Phillips v. Stark
Before: Olney
Synopsis
The facts are stated in the opinion of the court.
Lester Wm. Roth and Janeway, Beach & Pratt for Appellant.
OLNEY, J.
This is an appeal by the plaintiff from a judgment of nonsuit. The plaintiff’s evidence was in substantial accord with the allegations of his complaint and was to the following effect:
The plaintiff was the owner of a bakery and sold it to the defendants for the price of ten thousand dollars. The defendants at the time gave the plaintiff a cheek for five hundred dollars on account, agreed to pay the balance the next day, and received immediate possession. The next day the plaintiff called upon the defendants to obtain the balance of nine thousand five hundred dollars, and in the course of the interview was tricked into giving them temporary possession of the cheek for five hundred dollars.
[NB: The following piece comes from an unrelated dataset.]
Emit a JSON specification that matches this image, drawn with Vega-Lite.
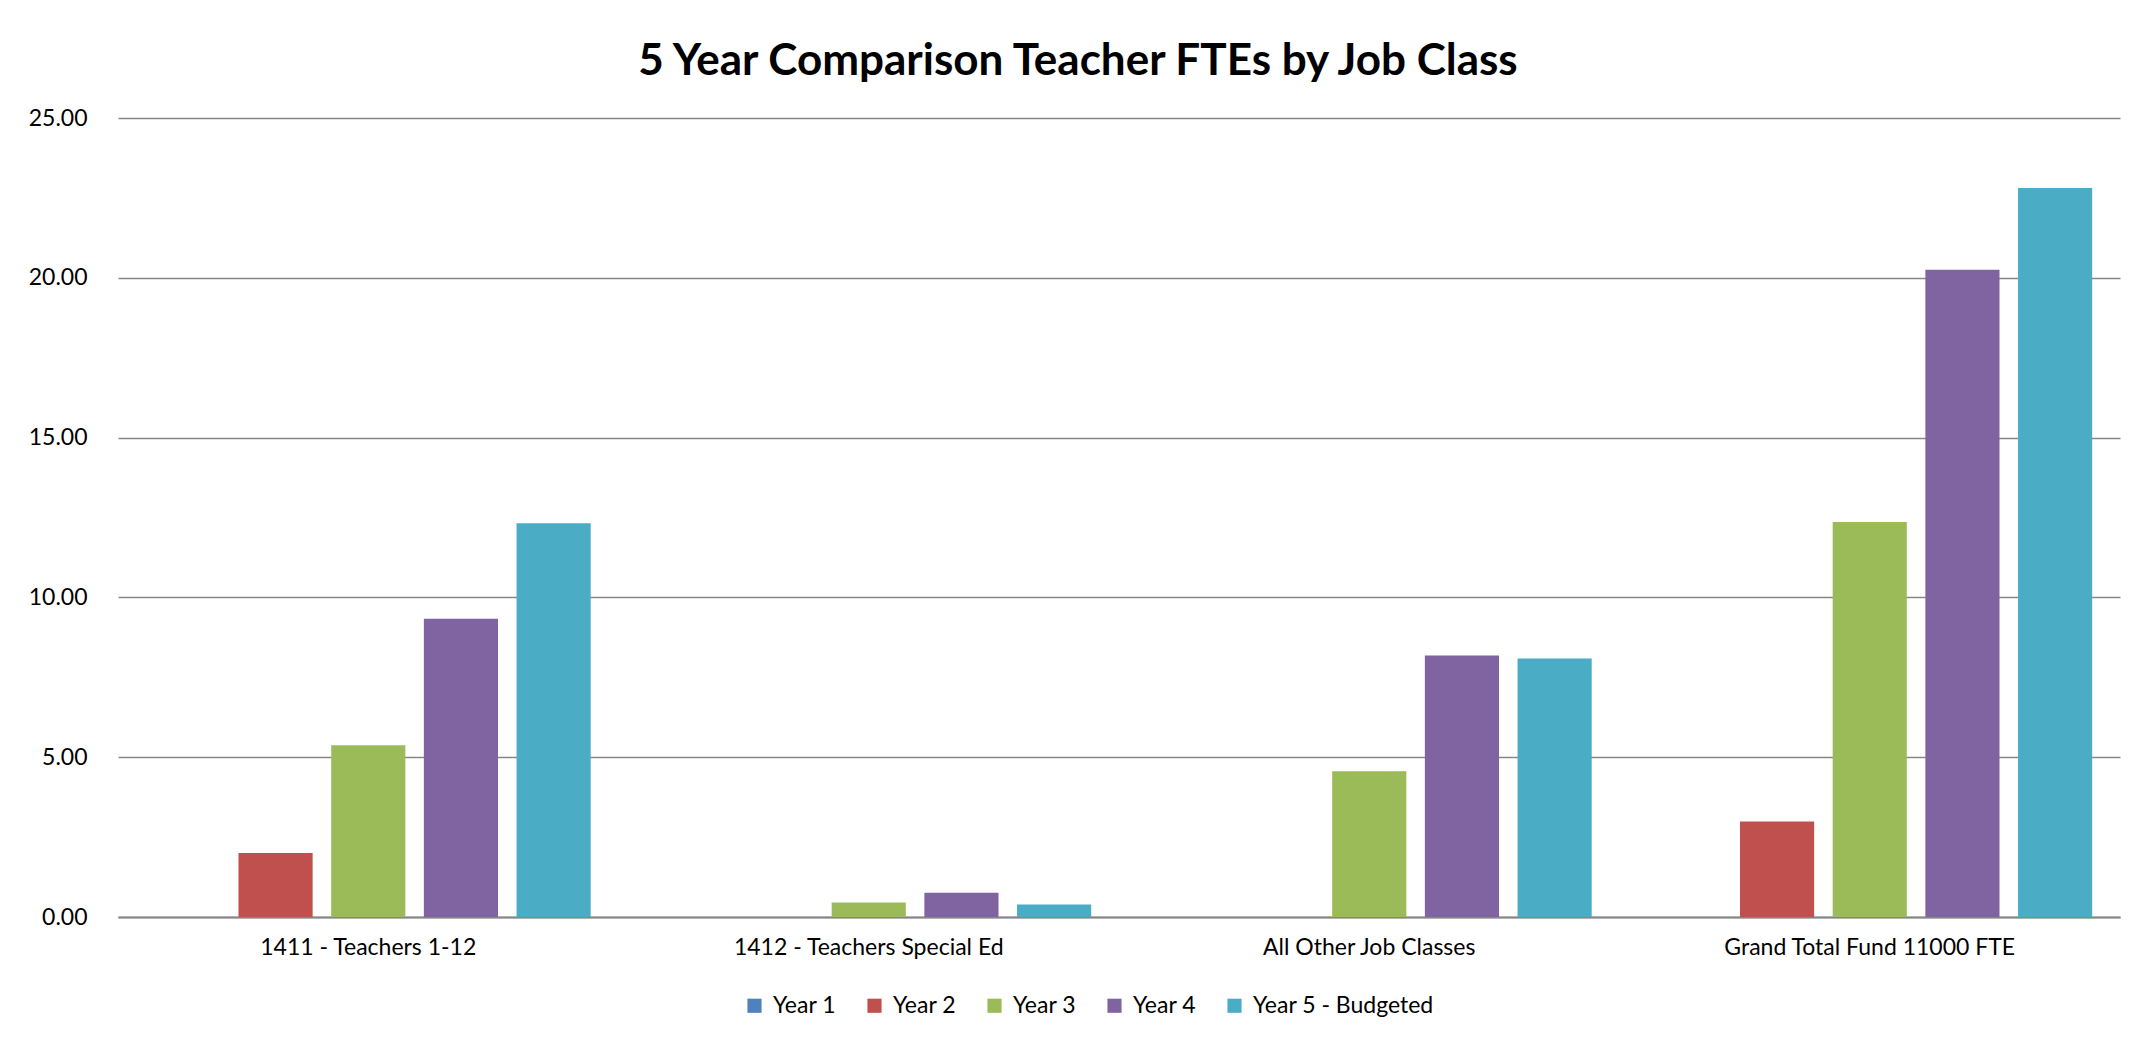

As soon as they got the check, the defendants tore it up, refused to pay anything on the purchase price, and told the plaintiff that the sale was off, that they would have nothing to do with the property, and he could do with it as he pleased. The defendants then abandoned the bakery, and the plaintiff retook possession and sold it at public auction, but without giving the notice to the defendants required by the code for a sale in enforcement of a vendor’s lien. (Civ. Code, secs. 3049, 3002.) Upon these facts the plaintiff sought to recover the difference between the contract price of ten thousand dollars and the amount realized on the auction sale, some six thousand dollars.
[1]
The delivery of possession to the defendants, of course, operated to pass title, there being nothing to indicate a contrary intent. The case was, then, one where the vendees of personal property, the title to which had vested in them, refused to pay for the property. It, therefore, came directly within the language of section 3310 of the Civil Code, providing that where the title to personal property has passed to a vendee, the detriment caused by his refusal to pay for the property is deemed to be the contract price. Because the case does come within this code section, and because the plaintiff sued, not for the contract price, but for the difference between it and the sum realized on the auction sale, it is claimed that the plaintiff has elected to pursue a remedy to which he is not entitled. Upon this ground the nonsuit was asked and granted.
[371]
But a consideration of the case and of the code section shows immediately two things: first, that a contract of sale was made and broken by the defendants and that, therefore, the plaintiff has a cause of action for damages against them unless in some way he has lost it, and, second, that the code section is not dealing with the remedy, using the word in its true sense, to which the vendor may be entitled, but with the measure of the damages to which he is entitled, if he is entitled to the remedy of damages. There is, of course, a marked difference between a plaintiff being entitled to a certain measure of damages and his being entitled to damages at all. It is very possible for a party.to a contract broken by the other party to it to make such an election of remedies as to preclude him from thereafter seeking and obtaining the remedy of damages, but if he has not made such an election and is entitled to damages, the fact that he seeks damages according to a wrong measure is almost wholly inconsequential and does not preclude the court from according him the damages. to which he is entitled according to their true measure. This is clearly evident in the present case when we consider that the defendants’ contention, as they put it, really amounts to but this, that the plaintiff should have sued them for ten thousand dollars, the contract price, instead of for but four thousand dollars, the difference between the contract price and the sum realized from the auction sale. The defendants certainly cannot complain because they have been sued for too little, and the plaintiff should certainly not be nonsuited upon any such ground.